Batimetria Muitifeixe da região de La Jolla, California, integrada a área continental (Fonte: Dartnell, Peter, Normark, William R., Driscoll, Neal W., Babcock, Jeffrey M., Gardner, James V., Kvitek, Rikk G., and Iampietro, Pat J., 2007, Multibeam bathymetry and selected perspective views offshore San Diego, California: U.S. Geological Survey Scientific Investigations Map 2959, 2 sheets. http://pubs.usgs.gov/sim/2007/2959).


Paisagens compreendem as feições visiveis da superficie terrestre (continentes + oceanos), incluindo o relevo, os elementos vivos e outros elementos abstratos como o som, a iluminação, o clima e os elementos humanos. Nos oceanos onde a penetração da luz é deficiente, o som é por assim dizer a principal fonte de "iluminação". Isto diz respeito não só às técnicas de imageamento do fundo do mar, onde a tecnologia é baseada nas ondas sonoras, como também para os próprios organismos marinhos que utilizam ativamente as ondas sonoras. Fala-se inclusive em uma paisagem sonora (soundscape) que auxilia larvas de organismo recifais a localizarem os recifes com base no "coro" emitido pelos mesmos (vejam o trabalho recente de R. Fay: Soundscapes and the sense of hearing of fishes).

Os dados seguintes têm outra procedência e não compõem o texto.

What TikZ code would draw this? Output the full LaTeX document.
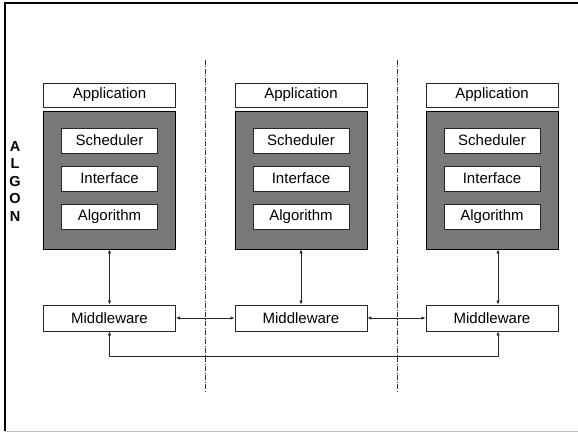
\documentclass[tikz,border=0pt]{standalone}
\usepackage{fontspec}
\setmainfont{Liberation Sans}
\usetikzlibrary{arrows.meta,calc}
\begin{document}
\begin{tikzpicture}[x=1pt,y=1pt,
  box/.style={draw=black!85,line width=0.9pt,fill=white,minimum width=132pt,minimum height=24pt,inner sep=0pt,font=\fontsize{15}{17}\selectfont},
  inbox/.style={box,minimum width=96pt,minimum height=25pt},
  graybox/.style={draw=black,line width=0.9pt,fill=black!53,minimum width=132pt,minimum height=138pt,inner sep=0pt},
  conn/.style={line width=0.6pt,draw=black!85,{Latex[length=4pt,width=3.4pt]}-{Latex[length=4pt,width=3.4pt]}},
  sep/.style={line width=0.6pt,draw=black!80,dash pattern=on 5pt off 1.5pt on 1pt off 1.5pt},
  letter/.style={font=\bfseries\fontsize{14.5}{16}\selectfont,inner sep=0pt}]
\useasboundingbox (0,0) rectangle (578,432);
% frame
\draw[line width=1.3pt] (5,1) -- (5,429) -- (578,429);
\draw[line width=1pt,black!25] (5,0.8) -- (578,0.8);
% separators
\coordinate (s1t) at (205,372); \coordinate (s1b) at (205,41);
\coordinate (s2t) at (397,372); \coordinate (s2b) at (397,41);
\draw[sep] (s1t) -- (s1b);
\draw[sep] (s2t) -- (s2b);
% ALGON
\node[letter] (lA) at (15,285.5) {A};
\node[letter] (lL) at (15,268) {L};
\node[letter] (lG) at (15,250.5) {G};
\node[letter] (lO) at (15,233) {O};
\node[letter] (lN) at (15,215.5) {N};
% columns
\foreach \i/\x in {1/109.5,2/301,3/492}{
  \node[box] (app\i) at (\x,337) {Application};
  \node[graybox] (g\i) at (\x,252) {};
  \node[inbox] (sch\i) at (\x,291.5) {Scheduler};
  \node[inbox] (int\i) at (\x,253.5) {Interface};
  \node[inbox] (alg\i) at (\x,215.5) {Algorithm};
  \node[box,minimum height=26pt] (mw\i) at (\x,114) {Middleware};
}
% vertical connectors
\draw[conn] (g1.south) -- (mw1.north);
\draw[conn] (g2.south) -- (mw2.north);
\draw[conn] ($(g3.south)+(6,0)$) -- ($(mw3.north)+(6,0)$);
% horizontal connectors
\draw[conn] (mw1.east) -- (mw2.west);
\draw[conn] (mw2.east) -- (mw3.west);
% bottom loop
\draw[conn] (mw1.south) -- ++(0,-25) -| ($(mw3.south)+(6,0)$);
\end{tikzpicture}
\end{document}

O conhecimento detalhado das paisagens foi extremamente importante para os nossos ancestrais, que nela viviam inseridos, e que dela dependiam para a sua sobrevivência. Hoje nossa relação com as paisagens é fotográfica. Não vivemos mais inseridos nelas, mas fora. Entretanto, a compreensão do significado das paisagens (terrestres, marinhas, planetárias, sonoras etc), seus processos e seus recursos, volta a ser mais uma vez fundamental para a sustentabilidade do planeta e da nossa sobrevivência futura.